BMATM201 Mathematics for Mechanical Engg Stream
Syllabus Copy
Module - 1
Integral Calculus
Introduction to Integral Calculus in Mechanical Engineering applications. Multiple Integrals: Evaluation of double and triple integrals, evaluation of double integrals by change of order of integration, changing into polar coordinates. Applications to find Area and Volume by double integral.Problems. Beta and Gamma functions: Definitions, properties, relation between Beta and Gamma functions. Problems. Self-Study: Volume by triple integration, Center of gravity. Applications: Applications to mathematical quantities (Area, Surface area, Volume), Analysis of probabilistic models.
Module - 2
Vector Calculus
Introduction to Vector Calculus in Mechanical Engineering applications. Vector Differentiation: Scalar and vector fields.
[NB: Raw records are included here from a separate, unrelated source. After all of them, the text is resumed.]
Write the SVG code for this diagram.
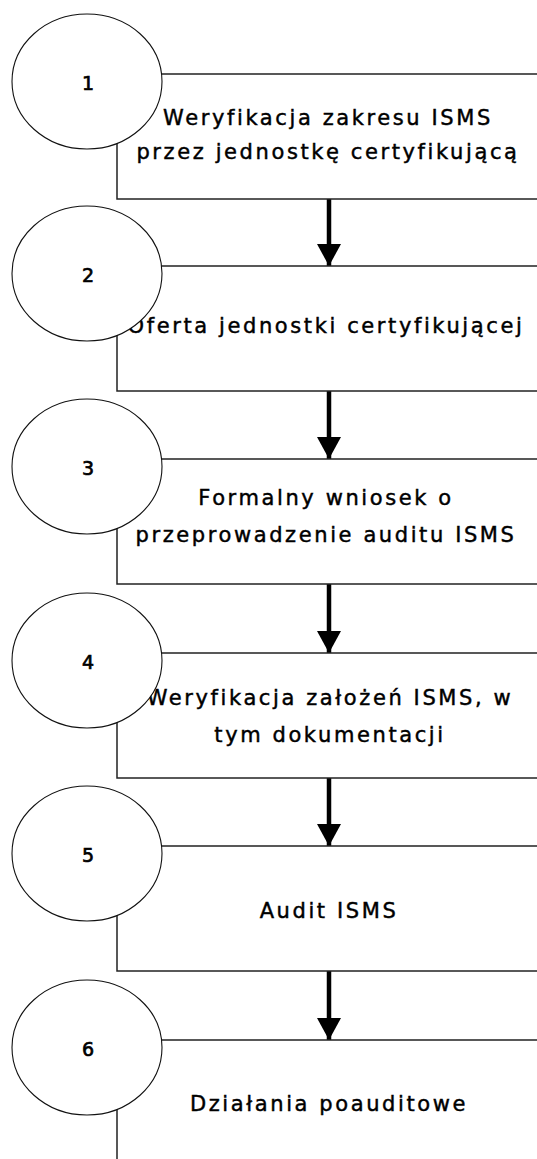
<svg xmlns="http://www.w3.org/2000/svg" width="537" height="1159" viewBox="0 0 537 1159">
<style>
.box{fill:#fff;stroke:#222;stroke-width:1.5}
.circ{fill:#fff;stroke:#111;stroke-width:1.1}
.lbl{font-family:"DejaVu Sans","Liberation Sans",sans-serif;font-size:21px;letter-spacing:2.6px;fill:#000;stroke:#000;stroke-width:0.45;text-anchor:middle}
.num{font-family:"DejaVu Sans","Liberation Sans",sans-serif;font-size:19px;fill:#000;stroke:#000;stroke-width:0.7;text-anchor:middle}
.shaft{stroke:#000;stroke-width:4.5}
</style>
<defs>
<marker id="ah" markerUnits="userSpaceOnUse" markerWidth="26" markerHeight="24" refX="22" refY="12" orient="auto" viewBox="0 0 22 24">
<path d="M0,0 L22,12 L0,24 Z" fill="#000"/>
</marker>
</defs>
<rect width="537" height="1159" fill="#fff"/>
<g id="connectors">
<line class="shaft" x1="329" y1="199" x2="329" y2="266" marker-end="url(#ah)"/>
<line class="shaft" x1="329" y1="391" x2="329" y2="459" marker-end="url(#ah)"/>
<line class="shaft" x1="329" y1="584" x2="329" y2="653" marker-end="url(#ah)"/>
<line class="shaft" x1="329" y1="778" x2="329" y2="846" marker-end="url(#ah)"/>
<line class="shaft" x1="329" y1="971" x2="329" y2="1040" marker-end="url(#ah)"/>
</g>
<g id="step1">
<rect class="box" x="117" y="74" width="430" height="125"/>
<text class="lbl" x="328" y="125">Weryfikacja zakresu ISMS</text>
<text class="lbl" x="328" y="159">przez jednostkę certyfikującą</text>
<ellipse class="circ" cx="87" cy="81.5" rx="75" ry="67.5"/>
<text class="num" x="88" y="90">1</text>
</g>
<g id="step2">
<rect class="box" x="117" y="266" width="430" height="125"/>
<text class="lbl" x="326" y="333">Oferta jednostki certyfikującej</text>
<ellipse class="circ" cx="87" cy="273.5" rx="75" ry="67.5"/>
<text class="num" x="88" y="282">2</text>
</g>
<g id="step3">
<rect class="box" x="117" y="459" width="430" height="125"/>
<text class="lbl" x="326" y="505">Formalny wniosek o</text>
<text class="lbl" x="326" y="542">przeprowadzenie auditu ISMS</text>
<ellipse class="circ" cx="87" cy="466.5" rx="75" ry="67.5"/>
<text class="num" x="88" y="475">3</text>
</g>
<g id="step4">
<rect class="box" x="117" y="653" width="430" height="125"/>
<text class="lbl" x="330" y="705">Weryfikacja założeń ISMS, w</text>
<text class="lbl" x="330" y="742">tym dokumentacji</text>
<ellipse class="circ" cx="87" cy="660.5" rx="75" ry="67.5"/>
<text class="num" x="88" y="669">4</text>
</g>
<g id="step5">
<rect class="box" x="117" y="846" width="430" height="125"/>
<text class="lbl" x="329" y="918">Audit ISMS</text>
<ellipse class="circ" cx="87" cy="853.5" rx="75" ry="67.5"/>
<text class="num" x="88" y="862">5</text>
</g>
<g id="step6">
<rect class="box" x="117" y="1040" width="430" height="125"/>
<text class="lbl" x="329" y="1111">Działania poauditowe</text>
<ellipse class="circ" cx="87" cy="1047.5" rx="75" ry="67.5"/>
<text class="num" x="88" y="1056">6</text>
</g>
</svg>
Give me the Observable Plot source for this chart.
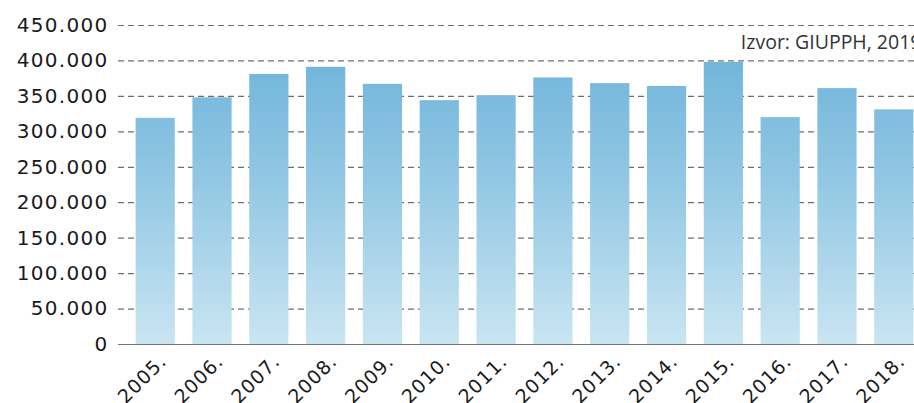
<!DOCTYPE html>
<html>
<head>
<meta charset="utf-8">
<script src="https://cdn.jsdelivr.net/npm/d3@7"></script>
<script src="https://cdn.jsdelivr.net/npm/@observablehq/plot@0.6"></script>
<style>
  html, body { margin: 0; padding: 0; background: #fff; overflow: hidden; }
  #chart svg { overflow: hidden; display: block; }
</style>
</head>
<body>
<div id="chart"></div>
<script>
const years = ["2005.", "2006.", "2007.", "2008.", "2009.", "2010.", "2011.", "2012.", "2013.", "2014.", "2015.", "2016.", "2017.", "2018."];
const values = [319000, 348000, 381000, 391000, 367000, 344000, 351000, 376000, 368000, 364000, 398000, 320000, 361000, 331000];
const yTicks = [0, 50000, 100000, 150000, 200000, 250000, 300000, 350000, 400000, 450000];
const source = "Izvor: GIUPPH, 2019";

const fmt = d3.formatLocale({decimal: ",", thousands: ".", grouping: [3], currency: ["", ""]}).format(",d");
const data = years.map((year, i) => ({year, value: values[i]}));

function gradientDefs(index, scales) {
  const g = d3.create("svg:g");
  const grad = g.append("defs").append("linearGradient")
    .attr("id", "barGrad")
    .attr("gradientUnits", "userSpaceOnUse")
    .attr("x1", 0).attr("x2", 0)
    .attr("y1", scales.y(450000)).attr("y2", scales.y(0));
  grad.append("stop").attr("offset", "0%").attr("stop-color", "#68b0d8");
  grad.append("stop").attr("offset", "50%").attr("stop-color", "#93c8e4");
  grad.append("stop").attr("offset", "100%").attr("stop-color", "#c9e5f2");
  return g.node();
}

const chart = Plot.plot({
  width: 914,
  height: 403,
  marginLeft: 118,
  marginRight: -17,
  marginTop: 25,
  marginBottom: 59,
  style: {fontFamily: "DejaVu Sans", color: "#1a1a1a", background: "#fff"},
  x: {domain: years, paddingInner: 0.31, paddingOuter: 0.31, round: false, axis: null},
  y: {domain: [0, 450000], axis: null},
  marks: [
    gradientDefs,
    Plot.ruleY(yTicks.filter(d => d > 0), {stroke: "#555", strokeOpacity: 0.85, strokeWidth: 1.2, strokeDasharray: "6,4"}),
    Plot.barY(data, {x: "year", y: "value", fill: "url(#barGrad)"}),
    Plot.ruleY([0], {stroke: "#777", strokeWidth: 1}),
    Plot.text(yTicks, {y: d => d, text: d => fmt(d), frameAnchor: "left", textAnchor: "end", dx: -10, fontSize: 20, fill: "#1a1a1a"}),
    Plot.text(years, {x: d => d, text: d => d, frameAnchor: "bottom", rotate: -45, textAnchor: "end", lineAnchor: "bottom", dx: 12, dy: 18, fontSize: 19, fill: "#1a1a1a"}),
    Plot.text([source], {x: () => "2015.", text: d => d, frameAnchor: "top", textAnchor: "start", lineAnchor: "bottom", dx: 17, dy: 23, fontSize: 19.5, fill: "#333", fontFamily: "Open Sans"})
  ]
});

const texts = chart.querySelectorAll('g[aria-label="text"]');
if (texts[0]) texts[0].setAttribute("letter-spacing", "1.3");
if (texts[1]) texts[1].setAttribute("letter-spacing", "1");
document.getElementById("chart").appendChild(chart);
</script>
</body>
</html>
Gradient, directional derivative, curl and divergence – physical interpretation, solenoidal and irrotational vector fields. Problems. Vector Integration: Line integrals, Surface integrals. Applications to work done by a force and flux. Statement of Green’s theorem and Stoke’s theorem. Problems. Self-Study: Volume integral and Gauss divergence theorem. Applications: Heat and mass transfer, oil refinery problems, environmental engineering, velocity and acceleration of moving particles, analysis of streamlines.
Module - 3
Partial Differential Equations (PDEs)
Importance of partial differential equations for Mechanical Engineering application. Formation of PDE’s by elimination of arbitrary constants and functions. Solution of nonhomogeneous PDE by direct integration. Homogeneous PDEs involving derivatives with respect to one independent variable only. Solution of Lagrange’s linear PDE.Derivation of one-dimensional heat equation and wave equation. Self-Study: Solution of the one-dimensional heat equation and wave equation by the method of separation of variables. Applications: Vibration of a rod/membrane.
Module - 4
Numerical Methods -1
Importance of numerical methods for discrete data in the field of Mechanical Engineering. Solution of algebraic and transcendental equations: Regula-Falsi and Newton-Raphson methods (only formulae). Problems. Finite differences, Interpolation using Newton’s forward and backward difference formulae, Newton’s divided difference formula and Lagrange’s interpolation formula (All formulae without proof). Problems. Numerical integration: Trapezoidal, Simpson’s (1/3)rd and (3/8)th rules(without proof). Problems. Self-Study: Bisection method, Lagrange’s inverse Interpolation. Applications: Finding approximate solutions to solve mechanical engineering problems involving numerical data.
Module - 5
Numerical Methods -2
Introduction to various numerical techniques for handling Mechanical Engineering applications. Numerical Solution of Ordinary Differential Equations (ODEs): Numerical solution of ordinary differential equations of first order and first degree – Taylor’s series method, Modified Euler’s method, Runge-Kutta method of fourth order and Milne’s predictorcorrector formula (No derivations of formulae). Problems. Self-Study: Adam-Bashforth method. Applications: Finding approximate solutions to solve mechanical engineering problems.